元型 Archetypus, archtype
人類一般が持っている心のふるまいのパターンのこと。多くの人々に共通に現れて影響を与えるイメージは、元型の現れであり、元型的イメージである。
集合的無意識の中の特定の元型が活性化すると、人間は現れた元型的イメージの方向に強い情動をもって惹きつけられ、心理や行動が一定の方向に向かわされてしまう。元型的イメージに強くとらわれすぎると、個人の人格が圧倒され失われて、個性が失われ集合的な心性に巻き込まれてしまう危険がある。

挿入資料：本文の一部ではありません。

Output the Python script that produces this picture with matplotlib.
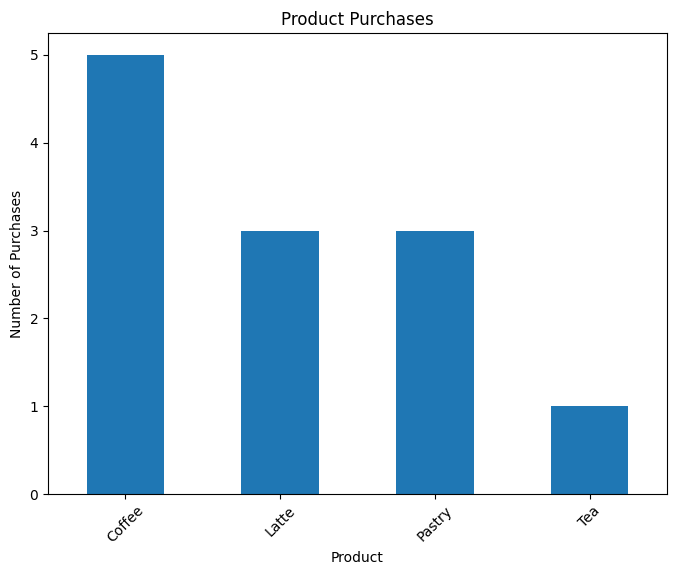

一方で、それを適切に意識化できれば、個人の人格を揺り動かして個性化過程を促す働きを持っている。
<ユングの挙げた元型の例>
影 人格の劣等な反面を表す元型
アニマ・アニムス 異性像の元型で、それぞれ生命的な原理と精神的な原理を表す
老賢者・グレートマザー アニマ・アニムスの上位となる異性像の元型
精神元型 生命や物質と対立する原理を表す元型
童子元型 新たに生まれ育っていく可能性を示す元型
トリックスター 集団の影に関わる元型
自己元型 心全体の統合の中心を表す超越的な元型で、神聖な感情を帯びる。
典型的イメージとしては、「神」、マンダラ・円形といった幾何学図形、宝石や花、等がある。
★元型論は時期によって内容が異なることに注意!
元型論は初めの頃は、生物学上の本能との類縁性が言われ、あくまでも人間の心のふるまいのパターンとして考えられていた。しかし後期になると、むしろ物質と心の両方を深層にて統合している宇宙的な原理として位置付けられる。共時性論はこの後期の元型論に基づいている。
共時性(シンクロニシティ) Synchronizität, synchronicity
意味のある偶然の一致。外界の事象が、心の状態と意味のある一致をする現象。あるいは、因果的な関連が認められないところで、二つの事象が偶然に一致した意味を示すように現れる現象のこと。
ユングはこうした現象を、元型論をもとに説明した。心も物質も根本的なところでは一体である。その一体の領域である種の元型が布置(活性化)すると、心と物質的世界の両方で、同じ意味を持った現象が同時に起きたように見える。ユングはいわゆる超常現象も、この共時性の原理で説明した。